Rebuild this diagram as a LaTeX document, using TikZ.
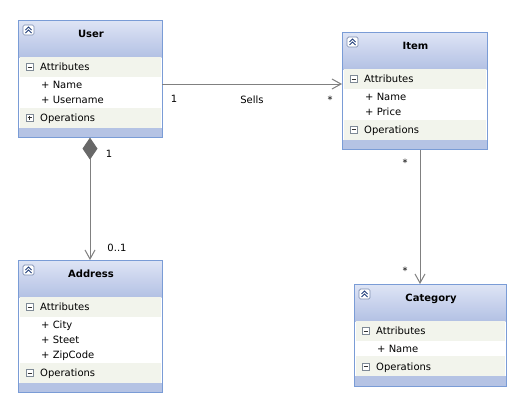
\documentclass[tikz,border=0pt]{standalone}
\usepackage{fontspec}
\setmainfont{DejaVu Sans}
\usetikzlibrary{arrows.meta,calc}
\definecolor{bord}{HTML}{7A9CD6}
\definecolor{hdtop}{HTML}{DEE4F5}
\definecolor{hdbot}{HTML}{B3C1E4}
\definecolor{band}{HTML}{F2F4EC}
\definecolor{foot}{HTML}{B5C3E4}
\definecolor{conn}{HTML}{808080}
\definecolor{diam}{HTML}{686868}
\definecolor{icon}{HTML}{23407C}
\definecolor{iconbd}{HTML}{7F8A96}
\tikzset{
  classbox/.style={draw=bord,line width=1pt,inner sep=0pt,outer sep=0pt,anchor=north west},
  txt/.style={font=\fontsize{10}{12}\selectfont,inner sep=0pt,anchor=base west},
  ctitle/.style={font=\fontsize{10}{12}\selectfont\bfseries,inner sep=0pt,anchor=base},
  lbl/.style={font=\fontsize{10}{12}\selectfont,inner sep=0pt,anchor=base},
  conn/.style={draw=conn,line width=1pt},
  barb/.tip={Straight Barb[length=9pt,width=10pt,line width=1pt]},
  sq/.style={draw=iconbd,line width=0.6pt,fill=white},
}
\newcommand\sqicon[3]{% x, y center, plus?
  \draw[sq] ({#1-3.5},{#2-3.5}) rectangle ({#1+3.5},{#2+3.5});
  \draw[black!80,line width=0.8pt] ({#1-2},{#2}) -- ({#1+2},{#2});
  \ifx#3p\draw[black!80,line width=0.8pt] ({#1},{#2-2}) -- ({#1},{#2+2});\fi
}
\newcommand\umlclass[8]{% name, x, y, w, title, nrows, attrs, ops icon (m/p)
  \pgfmathsetmacro\clsh{87+15.3*#6}%
  \pgfmathsetmacro\opsy{57+15.3*#6}%
  \pgfmathsetmacro\xr{#2+#4}%
  \shade[top color=hdtop,bottom color=hdbot] ({#2+0.5},{#3+0.5}) rectangle ({\xr-0.5},{#3+37});
  \fill[band] ({#2+1.5},{#3+37}) rectangle ({\xr-1.5},{#3+57});
  \fill[white] ({#2+1.5},{#3+57}) rectangle ({\xr-1.5},{#3+\opsy});
  \fill[band] ({#2+1.5},{#3+\opsy}) rectangle ({\xr-1.5},{#3+\opsy+20});
  \fill[foot] ({#2+0.5},{#3+\opsy+20}) rectangle ({\xr-0.5},{#3+\clsh-0.5});
  \node[classbox,minimum width=#4pt,minimum height=\clsh pt] (#1) at (#2,#3) {};
  % collapse icon
  \draw[draw=icon!60,fill=white,line width=0.7pt,rounded corners=1.5pt] ({#2+5},{#3+5}) rectangle ({#2+16},{#3+15});
  \draw[icon,line width=0.9pt] ({#2+7.5},{#3+10}) -- ({#2+10.5},{#3+7}) -- ({#2+13.5},{#3+10});
  \draw[icon,line width=0.9pt] ({#2+7.5},{#3+13}) -- ({#2+10.5},{#3+10}) -- ({#2+13.5},{#3+13});
  \node[ctitle] (#1-title) at ({#2+#4/2+1},{#3+17.7}) {#5};
  \sqicon{#2+11.5}{#3+47}{m}
  \node[txt] (#1-attrs) at ({#2+22},{#3+50.7}) {Attributes};
  \foreach \attr [count=\i] in {#7}
    \node[txt] (#1-a\i) at ({#2+23},{#3+57+15.3*\i-7.7+3.7}) {\attr};
  \sqicon{#2+11.5}{#3+\opsy+10}{#8}
  \node[txt] (#1-ops) at ({#2+22},{#3+\opsy+10+3.7}) {Operations};
}
\begin{document}
\begin{tikzpicture}[x=1pt,y=-1pt]
\useasboundingbox[fill=white] (0,0) rectangle (521,407);
\umlclass{user}{18}{20}{144}{User}{2}{+ Name,+ Username}{p}
\umlclass{item}{342}{32}{145}{Item}{2}{+ Name,+ Price}{m}
\umlclass{address}{18}{260}{144}{Address}{3}{+ City,+ Steet,+ ZipCode}{m}
\umlclass{category}{354}{284}{152}{Category}{1}{+ Name}{m}
% Sells
\draw[conn,-barb] ([yshift=-5.2pt]user.east) coordinate (s1) -- (s1 -| item.west);
\node[lbl] (l1) at (174,102) {1};
\node[lbl] (l2) at (252,103) {Sells};
\node[lbl] (l3) at (330,103) {*};
% composition
\draw[conn,{Diamond[length=22pt,width=15pt,fill=diam,color=diam]}-barb] (user.south) -- (address.north);
\node[lbl] (l4) at (109,157) {1};
\node[lbl] (l5) at (117,251) {0..1};
% item -> category
\draw[conn,-barb] ([xshift=5.5pt]item.south) coordinate (s3) -- (s3 |- category.north);
\node[lbl] (l6) at (405,166) {*};
\node[lbl] (l7) at (405,274) {*};
\end{tikzpicture}
\end{document}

—————

§ **Your goal**
Repeat the data exactly, without the pictures.

§ **Full response**
Rebuild this diagram as a LaTeX document, using TikZ.
\documentclass[tikz,border=0pt]{standalone}
\usepackage{fontspec}
\setmainfont{DejaVu Sans}
\usetikzlibrary{arrows.meta,calc}
\definecolor{bord}{HTML}{7A9CD6}
\definecolor{hdtop}{HTML}{DEE4F5}
\definecolor{hdbot}{HTML}{B3C1E4}
\definecolor{band}{HTML}{F2F4EC}
\definecolor{foot}{HTML}{B5C3E4}
\definecolor{conn}{HTML}{808080}
\definecolor{diam}{HTML}{686868}
\definecolor{icon}{HTML}{23407C}
\definecolor{iconbd}{HTML}{7F8A96}
\tikzset{
  classbox/.style={draw=bord,line width=1pt,inner sep=0pt,outer sep=0pt,anchor=north west},
  txt/.style={font=\fontsize{10}{12}\selectfont,inner sep=0pt,anchor=base west},
  ctitle/.style={font=\fontsize{10}{12}\selectfont\bfseries,inner sep=0pt,anchor=base},
  lbl/.style={font=\fontsize{10}{12}\selectfont,inner sep=0pt,anchor=base},
  conn/.style={draw=conn,line width=1pt},
  barb/.tip={Straight Barb[length=9pt,width=10pt,line width=1pt]},
  sq/.style={draw=iconbd,line width=0.6pt,fill=white},
}
\newcommand\sqicon[3]{% x, y center, plus?
  \draw[sq] ({#1-3.5},{#2-3.5}) rectangle ({#1+3.5},{#2+3.5});
  \draw[black!80,line width=0.8pt] ({#1-2},{#2}) -- ({#1+2},{#2});
  \ifx#3p\draw[black!80,line width=0.8pt] ({#1},{#2-2}) -- ({#1},{#2+2});\fi
}
\newcommand\umlclass[8]{% name, x, y, w, title, nrows, attrs, ops icon (m/p)
  \pgfmathsetmacro\clsh{87+15.3*#6}%
  \pgfmathsetmacro\opsy{57+15.3*#6}%
  \pgfmathsetmacro\xr{#2+#4}%
  \shade[top color=hdtop,bottom color=hdbot] ({#2+0.5},{#3+0.5}) rectangle ({\xr-0.5},{#3+37});
  \fill[band] ({#2+1.5},{#3+37}) rectangle ({\xr-1.5},{#3+57});
  \fill[white] ({#2+1.5},{#3+57}) rectangle ({\xr-1.5},{#3+\opsy});
  \fill[band] ({#2+1.5},{#3+\opsy}) rectangle ({\xr-1.5},{#3+\opsy+20});
  \fill[foot] ({#2+0.5},{#3+\opsy+20}) rectangle ({\xr-0.5},{#3+\clsh-0.5});
  \node[classbox,minimum width=#4pt,minimum height=\clsh pt] (#1) at (#2,#3) {};
  % collapse icon
  \draw[draw=icon!60,fill=white,line width=0.7pt,rounded corners=1.5pt] ({#2+5},{#3+5}) rectangle ({#2+16},{#3+15});
  \draw[icon,line width=0.9pt] ({#2+7.5},{#3+10}) -- ({#2+10.5},{#3+7}) -- ({#2+13.5},{#3+10});
  \draw[icon,line width=0.9pt] ({#2+7.5},{#3+13}) -- ({#2+10.5},{#3+10}) -- ({#2+13.5},{#3+13});
  \node[ctitle] (#1-title) at ({#2+#4/2+1},{#3+17.7}) {#5};
  \sqicon{#2+11.5}{#3+47}{m}
  \node[txt] (#1-attrs) at ({#2+22},{#3+50.7}) {Attributes};
  \foreach \attr [count=\i] in {#7}
    \node[txt] (#1-a\i) at ({#2+23},{#3+57+15.3*\i-7.7+3.7}) {\attr};
  \sqicon{#2+11.5}{#3+\opsy+10}{#8}
  \node[txt] (#1-ops) at ({#2+22},{#3+\opsy+10+3.7}) {Operations};
}
\begin{document}
\begin{tikzpicture}[x=1pt,y=-1pt]
\useasboundingbox[fill=white] (0,0) rectangle (521,407);
\umlclass{user}{18}{20}{144}{User}{2}{+ Name,+ Username}{p}
\umlclass{item}{342}{32}{145}{Item}{2}{+ Name,+ Price}{m}
\umlclass{address}{18}{260}{144}{Address}{3}{+ City,+ Steet,+ ZipCode}{m}
\umlclass{category}{354}{284}{152}{Category}{1}{+ Name}{m}
% Sells
\draw[conn,-barb] ([yshift=-5.2pt]user.east) coordinate (s1) -- (s1 -| item.west);
\node[lbl] (l1) at (174,102) {1};
\node[lbl] (l2) at (252,103) {Sells};
\node[lbl] (l3) at (330,103) {*};
% composition
\draw[conn,{Diamond[length=22pt,width=15pt,fill=diam,color=diam]}-barb] (user.south) -- (address.north);
\node[lbl] (l4) at (109,157) {1};
\node[lbl] (l5) at (117,251) {0..1};
% item -> category
\draw[conn,-barb] ([xshift=5.5pt]item.south) coordinate (s3) -- (s3 |- category.north);
\node[lbl] (l6) at (405,166) {*};
\node[lbl] (l7) at (405,274) {*};
\end{tikzpicture}
\end{document}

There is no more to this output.